[Source code of charts]

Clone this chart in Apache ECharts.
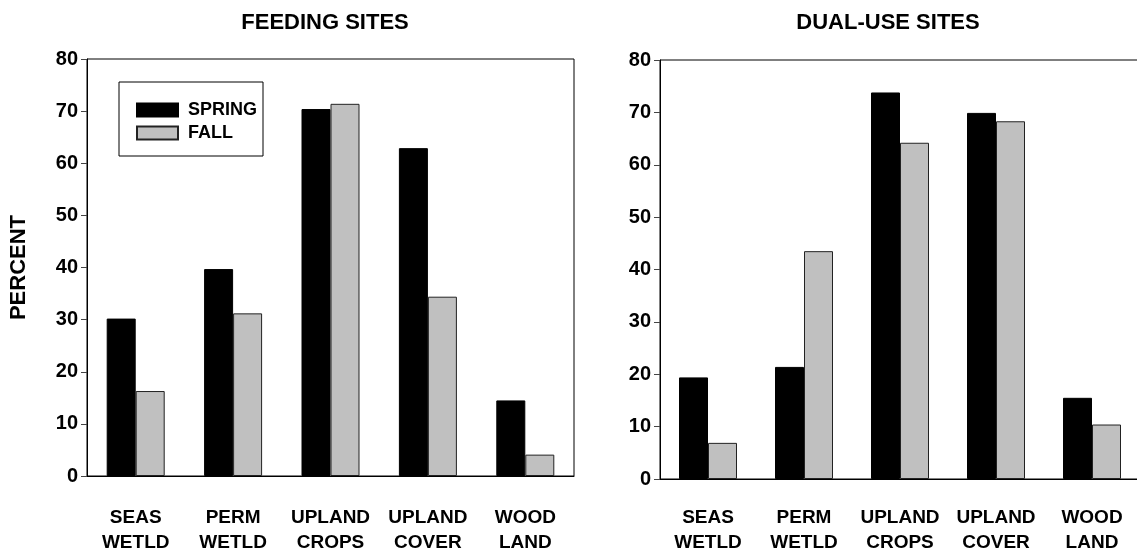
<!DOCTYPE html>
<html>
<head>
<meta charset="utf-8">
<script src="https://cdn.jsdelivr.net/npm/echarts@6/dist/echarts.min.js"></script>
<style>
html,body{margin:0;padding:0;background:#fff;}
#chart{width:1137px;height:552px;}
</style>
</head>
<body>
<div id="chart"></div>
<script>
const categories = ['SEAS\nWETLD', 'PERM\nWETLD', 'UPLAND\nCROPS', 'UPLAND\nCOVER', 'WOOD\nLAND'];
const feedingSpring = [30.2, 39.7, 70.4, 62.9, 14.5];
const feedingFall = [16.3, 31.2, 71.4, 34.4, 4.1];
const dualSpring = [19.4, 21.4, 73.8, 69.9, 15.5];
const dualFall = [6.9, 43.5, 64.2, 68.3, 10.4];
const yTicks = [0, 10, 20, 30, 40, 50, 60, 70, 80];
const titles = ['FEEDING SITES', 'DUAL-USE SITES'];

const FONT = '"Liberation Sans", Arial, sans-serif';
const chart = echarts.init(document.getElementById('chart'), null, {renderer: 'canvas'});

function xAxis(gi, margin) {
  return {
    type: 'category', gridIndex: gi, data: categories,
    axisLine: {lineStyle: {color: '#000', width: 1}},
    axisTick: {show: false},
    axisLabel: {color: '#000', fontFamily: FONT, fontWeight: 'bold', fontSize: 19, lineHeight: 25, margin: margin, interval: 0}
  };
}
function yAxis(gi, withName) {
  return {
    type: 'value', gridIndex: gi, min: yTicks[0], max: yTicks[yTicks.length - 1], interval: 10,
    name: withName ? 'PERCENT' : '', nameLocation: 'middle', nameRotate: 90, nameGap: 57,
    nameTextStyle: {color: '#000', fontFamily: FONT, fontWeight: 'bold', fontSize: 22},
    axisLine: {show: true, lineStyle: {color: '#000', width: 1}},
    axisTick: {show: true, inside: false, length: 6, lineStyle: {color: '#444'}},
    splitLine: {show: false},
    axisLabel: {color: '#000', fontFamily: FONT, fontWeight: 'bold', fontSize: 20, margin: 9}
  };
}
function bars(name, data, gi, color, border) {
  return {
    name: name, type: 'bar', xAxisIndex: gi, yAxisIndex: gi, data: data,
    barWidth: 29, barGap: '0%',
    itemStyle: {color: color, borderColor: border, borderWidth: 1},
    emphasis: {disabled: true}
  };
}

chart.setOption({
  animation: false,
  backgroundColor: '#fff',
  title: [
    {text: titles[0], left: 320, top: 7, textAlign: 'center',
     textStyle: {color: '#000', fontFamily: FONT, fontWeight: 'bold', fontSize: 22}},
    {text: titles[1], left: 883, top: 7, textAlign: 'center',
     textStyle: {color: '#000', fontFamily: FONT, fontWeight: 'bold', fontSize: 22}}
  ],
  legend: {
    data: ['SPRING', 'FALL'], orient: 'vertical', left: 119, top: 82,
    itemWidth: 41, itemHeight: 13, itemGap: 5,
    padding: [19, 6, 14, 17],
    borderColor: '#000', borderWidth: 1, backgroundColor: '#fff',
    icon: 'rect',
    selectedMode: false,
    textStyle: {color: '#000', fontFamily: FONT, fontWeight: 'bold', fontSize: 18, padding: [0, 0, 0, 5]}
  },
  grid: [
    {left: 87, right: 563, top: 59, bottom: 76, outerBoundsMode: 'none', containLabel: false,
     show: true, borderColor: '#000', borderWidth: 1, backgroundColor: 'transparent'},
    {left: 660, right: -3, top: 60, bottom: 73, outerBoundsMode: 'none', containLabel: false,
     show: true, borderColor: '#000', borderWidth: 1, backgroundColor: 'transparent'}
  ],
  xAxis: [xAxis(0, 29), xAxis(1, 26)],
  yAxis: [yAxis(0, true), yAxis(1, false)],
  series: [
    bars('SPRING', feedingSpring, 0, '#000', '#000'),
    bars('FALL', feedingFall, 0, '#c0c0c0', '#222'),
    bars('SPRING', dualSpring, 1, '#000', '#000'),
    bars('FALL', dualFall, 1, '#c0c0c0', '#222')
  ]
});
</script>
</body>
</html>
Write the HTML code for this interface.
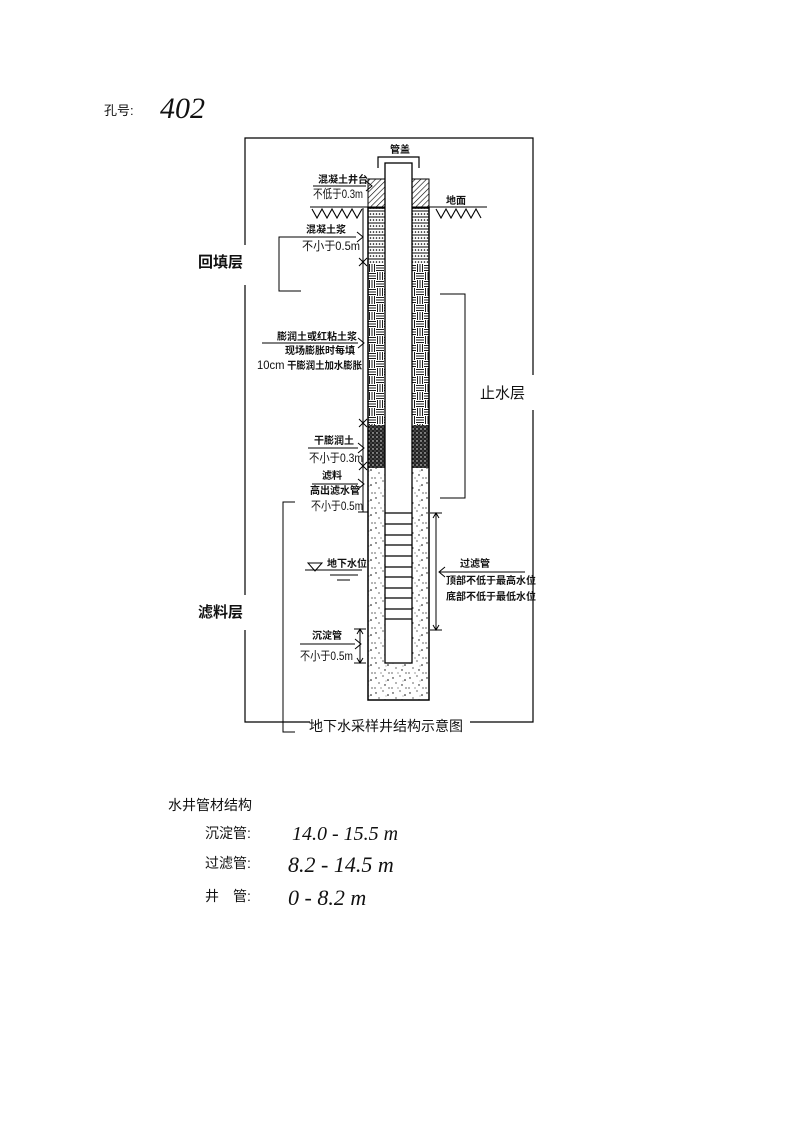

§ Exercise brief
Pictures in the records above are not copied; print everything else exactly.

§ Reply to the task
Clone this chart in Apache ECharts.
<!DOCTYPE html>
<html>
<head>
<meta charset="utf-8">
<script src="https://cdn.jsdelivr.net/npm/echarts@6/dist/echarts.min.js"></script>
<style>
html,body{margin:0;padding:0;background:#fff;}
#chart{width:1137px;height:552px;}
</style>
</head>
<body>
<div id="chart"></div>
<script>
const categories = ['SEAS\nWETLD', 'PERM\nWETLD', 'UPLAND\nCROPS', 'UPLAND\nCOVER', 'WOOD\nLAND'];
const feedingSpring = [30.2, 39.7, 70.4, 62.9, 14.5];
const feedingFall = [16.3, 31.2, 71.4, 34.4, 4.1];
const dualSpring = [19.4, 21.4, 73.8, 69.9, 15.5];
const dualFall = [6.9, 43.5, 64.2, 68.3, 10.4];
const yTicks = [0, 10, 20, 30, 40, 50, 60, 70, 80];
const titles = ['FEEDING SITES', 'DUAL-USE SITES'];

const FONT = '"Liberation Sans", Arial, sans-serif';
const chart = echarts.init(document.getElementById('chart'), null, {renderer: 'canvas'});

function xAxis(gi, margin) {
  return {
    type: 'category', gridIndex: gi, data: categories,
    axisLine: {lineStyle: {color: '#000', width: 1}},
    axisTick: {show: false},
    axisLabel: {color: '#000', fontFamily: FONT, fontWeight: 'bold', fontSize: 19, lineHeight: 25, margin: margin, interval: 0}
  };
}
function yAxis(gi, withName) {
  return {
    type: 'value', gridIndex: gi, min: yTicks[0], max: yTicks[yTicks.length - 1], interval: 10,
    name: withName ? 'PERCENT' : '', nameLocation: 'middle', nameRotate: 90, nameGap: 57,
    nameTextStyle: {color: '#000', fontFamily: FONT, fontWeight: 'bold', fontSize: 22},
    axisLine: {show: true, lineStyle: {color: '#000', width: 1}},
    axisTick: {show: true, inside: false, length: 6, lineStyle: {color: '#444'}},
    splitLine: {show: false},
    axisLabel: {color: '#000', fontFamily: FONT, fontWeight: 'bold', fontSize: 20, margin: 9}
  };
}
function bars(name, data, gi, color, border) {
  return {
    name: name, type: 'bar', xAxisIndex: gi, yAxisIndex: gi, data: data,
    barWidth: 29, barGap: '0%',
    itemStyle: {color: color, borderColor: border, borderWidth: 1},
    emphasis: {disabled: true}
  };
}

chart.setOption({
  animation: false,
  backgroundColor: '#fff',
  title: [
    {text: titles[0], left: 320, top: 7, textAlign: 'center',
     textStyle: {color: '#000', fontFamily: FONT, fontWeight: 'bold', fontSize: 22}},
    {text: titles[1], left: 883, top: 7, textAlign: 'center',
     textStyle: {color: '#000', fontFamily: FONT, fontWeight: 'bold', fontSize: 22}}
  ],
  legend: {
    data: ['SPRING', 'FALL'], orient: 'vertical', left: 119, top: 82,
    itemWidth: 41, itemHeight: 13, itemGap: 5,
    padding: [19, 6, 14, 17],
    borderColor: '#000', borderWidth: 1, backgroundColor: '#fff',
    icon: 'rect',
    selectedMode: false,
    textStyle: {color: '#000', fontFamily: FONT, fontWeight: 'bold', fontSize: 18, padding: [0, 0, 0, 5]}
  },
  grid: [
    {left: 87, right: 563, top: 59, bottom: 76, outerBoundsMode: 'none', containLabel: false,
     show: true, borderColor: '#000', borderWidth: 1, backgroundColor: 'transparent'},
    {left: 660, right: -3, top: 60, bottom: 73, outerBoundsMode: 'none', containLabel: false,
     show: true, borderColor: '#000', borderWidth: 1, backgroundColor: 'transparent'}
  ],
  xAxis: [xAxis(0, 29), xAxis(1, 26)],
  yAxis: [yAxis(0, true), yAxis(1, false)],
  series: [
    bars('SPRING', feedingSpring, 0, '#000', '#000'),
    bars('FALL', feedingFall, 0, '#c0c0c0', '#222'),
    bars('SPRING', dualSpring, 1, '#000', '#000'),
    bars('FALL', dualFall, 1, '#c0c0c0', '#222')
  ]
});
</script>
</body>
</html>
Write the HTML code for this interface.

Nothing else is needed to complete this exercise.